▸ WHAT IS ASKED
Transcribe the listing in full, excluding any pictures.

▸ PROVIDED DATA
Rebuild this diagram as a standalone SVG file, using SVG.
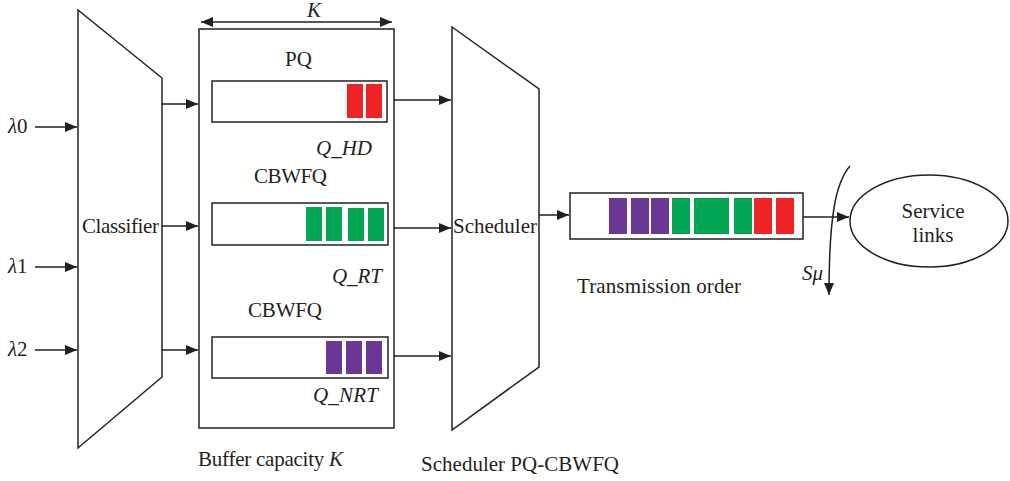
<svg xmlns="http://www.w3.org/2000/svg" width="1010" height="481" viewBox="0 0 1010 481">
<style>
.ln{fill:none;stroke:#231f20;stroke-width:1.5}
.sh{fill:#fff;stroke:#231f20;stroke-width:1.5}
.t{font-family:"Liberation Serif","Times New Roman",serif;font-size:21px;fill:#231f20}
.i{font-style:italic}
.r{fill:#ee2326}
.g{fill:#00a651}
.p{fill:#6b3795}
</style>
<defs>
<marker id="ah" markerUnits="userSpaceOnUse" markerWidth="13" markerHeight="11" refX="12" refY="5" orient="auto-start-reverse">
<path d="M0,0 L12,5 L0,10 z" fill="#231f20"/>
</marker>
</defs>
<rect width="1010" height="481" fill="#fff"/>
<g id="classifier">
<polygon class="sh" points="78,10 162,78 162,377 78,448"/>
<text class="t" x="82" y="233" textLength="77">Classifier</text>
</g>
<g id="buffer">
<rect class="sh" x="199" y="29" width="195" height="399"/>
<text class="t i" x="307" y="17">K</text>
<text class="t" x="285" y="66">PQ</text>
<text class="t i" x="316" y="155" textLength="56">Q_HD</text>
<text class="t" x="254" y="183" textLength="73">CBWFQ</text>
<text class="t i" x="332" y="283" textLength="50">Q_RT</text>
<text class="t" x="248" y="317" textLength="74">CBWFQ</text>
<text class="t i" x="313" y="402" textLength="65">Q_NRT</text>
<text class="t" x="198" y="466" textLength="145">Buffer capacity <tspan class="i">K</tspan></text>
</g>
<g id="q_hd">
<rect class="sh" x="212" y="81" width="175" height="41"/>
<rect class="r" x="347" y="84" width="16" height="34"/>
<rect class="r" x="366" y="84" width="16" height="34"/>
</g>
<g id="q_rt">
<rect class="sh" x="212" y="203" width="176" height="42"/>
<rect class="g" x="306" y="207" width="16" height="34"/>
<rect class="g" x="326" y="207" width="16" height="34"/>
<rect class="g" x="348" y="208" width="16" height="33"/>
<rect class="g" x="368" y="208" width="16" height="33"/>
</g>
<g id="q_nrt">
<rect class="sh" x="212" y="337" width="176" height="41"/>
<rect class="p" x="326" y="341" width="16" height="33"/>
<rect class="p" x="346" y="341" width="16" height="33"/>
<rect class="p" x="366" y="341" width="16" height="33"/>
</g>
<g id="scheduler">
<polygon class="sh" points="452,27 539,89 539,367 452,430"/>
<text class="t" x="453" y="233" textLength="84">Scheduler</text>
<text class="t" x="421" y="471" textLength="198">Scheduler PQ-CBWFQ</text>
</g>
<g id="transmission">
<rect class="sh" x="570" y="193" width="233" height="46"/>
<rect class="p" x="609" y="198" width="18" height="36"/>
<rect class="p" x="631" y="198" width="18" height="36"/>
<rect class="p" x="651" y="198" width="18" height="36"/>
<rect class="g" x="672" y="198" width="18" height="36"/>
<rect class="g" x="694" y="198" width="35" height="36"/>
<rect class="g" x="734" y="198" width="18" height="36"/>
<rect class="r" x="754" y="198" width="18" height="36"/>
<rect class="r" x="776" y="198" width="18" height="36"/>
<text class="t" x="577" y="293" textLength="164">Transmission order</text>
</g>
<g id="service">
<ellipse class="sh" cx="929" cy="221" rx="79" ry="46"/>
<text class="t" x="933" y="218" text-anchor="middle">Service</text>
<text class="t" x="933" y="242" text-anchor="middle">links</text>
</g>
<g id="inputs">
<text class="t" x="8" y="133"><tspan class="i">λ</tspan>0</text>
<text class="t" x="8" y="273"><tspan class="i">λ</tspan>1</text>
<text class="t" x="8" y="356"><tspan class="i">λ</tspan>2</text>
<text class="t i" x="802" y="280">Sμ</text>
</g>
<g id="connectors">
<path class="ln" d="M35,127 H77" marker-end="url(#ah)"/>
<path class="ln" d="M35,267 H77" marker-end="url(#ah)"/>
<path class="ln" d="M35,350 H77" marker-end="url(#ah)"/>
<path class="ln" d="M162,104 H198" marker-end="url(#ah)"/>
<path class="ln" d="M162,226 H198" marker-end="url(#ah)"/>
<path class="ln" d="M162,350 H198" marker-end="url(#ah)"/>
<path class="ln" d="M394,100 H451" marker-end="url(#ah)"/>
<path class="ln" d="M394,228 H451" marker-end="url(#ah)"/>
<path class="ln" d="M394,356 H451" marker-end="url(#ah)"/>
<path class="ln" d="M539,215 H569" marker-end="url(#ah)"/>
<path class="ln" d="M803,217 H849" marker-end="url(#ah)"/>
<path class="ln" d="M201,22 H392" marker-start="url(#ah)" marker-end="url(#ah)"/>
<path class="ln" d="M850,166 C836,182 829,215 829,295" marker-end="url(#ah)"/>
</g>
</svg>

▸ THE COMPLETED TASK
Rebuild this diagram as a standalone SVG file, using SVG.
<svg xmlns="http://www.w3.org/2000/svg" width="1010" height="481" viewBox="0 0 1010 481">
<style>
.ln{fill:none;stroke:#231f20;stroke-width:1.5}
.sh{fill:#fff;stroke:#231f20;stroke-width:1.5}
.t{font-family:"Liberation Serif","Times New Roman",serif;font-size:21px;fill:#231f20}
.i{font-style:italic}
.r{fill:#ee2326}
.g{fill:#00a651}
.p{fill:#6b3795}
</style>
<defs>
<marker id="ah" markerUnits="userSpaceOnUse" markerWidth="13" markerHeight="11" refX="12" refY="5" orient="auto-start-reverse">
<path d="M0,0 L12,5 L0,10 z" fill="#231f20"/>
</marker>
</defs>
<rect width="1010" height="481" fill="#fff"/>
<g id="classifier">
<polygon class="sh" points="78,10 162,78 162,377 78,448"/>
<text class="t" x="82" y="233" textLength="77">Classifier</text>
</g>
<g id="buffer">
<rect class="sh" x="199" y="29" width="195" height="399"/>
<text class="t i" x="307" y="17">K</text>
<text class="t" x="285" y="66">PQ</text>
<text class="t i" x="316" y="155" textLength="56">Q_HD</text>
<text class="t" x="254" y="183" textLength="73">CBWFQ</text>
<text class="t i" x="332" y="283" textLength="50">Q_RT</text>
<text class="t" x="248" y="317" textLength="74">CBWFQ</text>
<text class="t i" x="313" y="402" textLength="65">Q_NRT</text>
<text class="t" x="198" y="466" textLength="145">Buffer capacity <tspan class="i">K</tspan></text>
</g>
<g id="q_hd">
<rect class="sh" x="212" y="81" width="175" height="41"/>
<rect class="r" x="347" y="84" width="16" height="34"/>
<rect class="r" x="366" y="84" width="16" height="34"/>
</g>
<g id="q_rt">
<rect class="sh" x="212" y="203" width="176" height="42"/>
<rect class="g" x="306" y="207" width="16" height="34"/>
<rect class="g" x="326" y="207" width="16" height="34"/>
<rect class="g" x="348" y="208" width="16" height="33"/>
<rect class="g" x="368" y="208" width="16" height="33"/>
</g>
<g id="q_nrt">
<rect class="sh" x="212" y="337" width="176" height="41"/>
<rect class="p" x="326" y="341" width="16" height="33"/>
<rect class="p" x="346" y="341" width="16" height="33"/>
<rect class="p" x="366" y="341" width="16" height="33"/>
</g>
<g id="scheduler">
<polygon class="sh" points="452,27 539,89 539,367 452,430"/>
<text class="t" x="453" y="233" textLength="84">Scheduler</text>
<text class="t" x="421" y="471" textLength="198">Scheduler PQ-CBWFQ</text>
</g>
<g id="transmission">
<rect class="sh" x="570" y="193" width="233" height="46"/>
<rect class="p" x="609" y="198" width="18" height="36"/>
<rect class="p" x="631" y="198" width="18" height="36"/>
<rect class="p" x="651" y="198" width="18" height="36"/>
<rect class="g" x="672" y="198" width="18" height="36"/>
<rect class="g" x="694" y="198" width="35" height="36"/>
<rect class="g" x="734" y="198" width="18" height="36"/>
<rect class="r" x="754" y="198" width="18" height="36"/>
<rect class="r" x="776" y="198" width="18" height="36"/>
<text class="t" x="577" y="293" textLength="164">Transmission order</text>
</g>
<g id="service">
<ellipse class="sh" cx="929" cy="221" rx="79" ry="46"/>
<text class="t" x="933" y="218" text-anchor="middle">Service</text>
<text class="t" x="933" y="242" text-anchor="middle">links</text>
</g>
<g id="inputs">
<text class="t" x="8" y="133"><tspan class="i">λ</tspan>0</text>
<text class="t" x="8" y="273"><tspan class="i">λ</tspan>1</text>
<text class="t" x="8" y="356"><tspan class="i">λ</tspan>2</text>
<text class="t i" x="802" y="280">Sμ</text>
</g>
<g id="connectors">
<path class="ln" d="M35,127 H77" marker-end="url(#ah)"/>
<path class="ln" d="M35,267 H77" marker-end="url(#ah)"/>
<path class="ln" d="M35,350 H77" marker-end="url(#ah)"/>
<path class="ln" d="M162,104 H198" marker-end="url(#ah)"/>
<path class="ln" d="M162,226 H198" marker-end="url(#ah)"/>
<path class="ln" d="M162,350 H198" marker-end="url(#ah)"/>
<path class="ln" d="M394,100 H451" marker-end="url(#ah)"/>
<path class="ln" d="M394,228 H451" marker-end="url(#ah)"/>
<path class="ln" d="M394,356 H451" marker-end="url(#ah)"/>
<path class="ln" d="M539,215 H569" marker-end="url(#ah)"/>
<path class="ln" d="M803,217 H849" marker-end="url(#ah)"/>
<path class="ln" d="M201,22 H392" marker-start="url(#ah)" marker-end="url(#ah)"/>
<path class="ln" d="M850,166 C836,182 829,215 829,295" marker-end="url(#ah)"/>
</g>
</svg>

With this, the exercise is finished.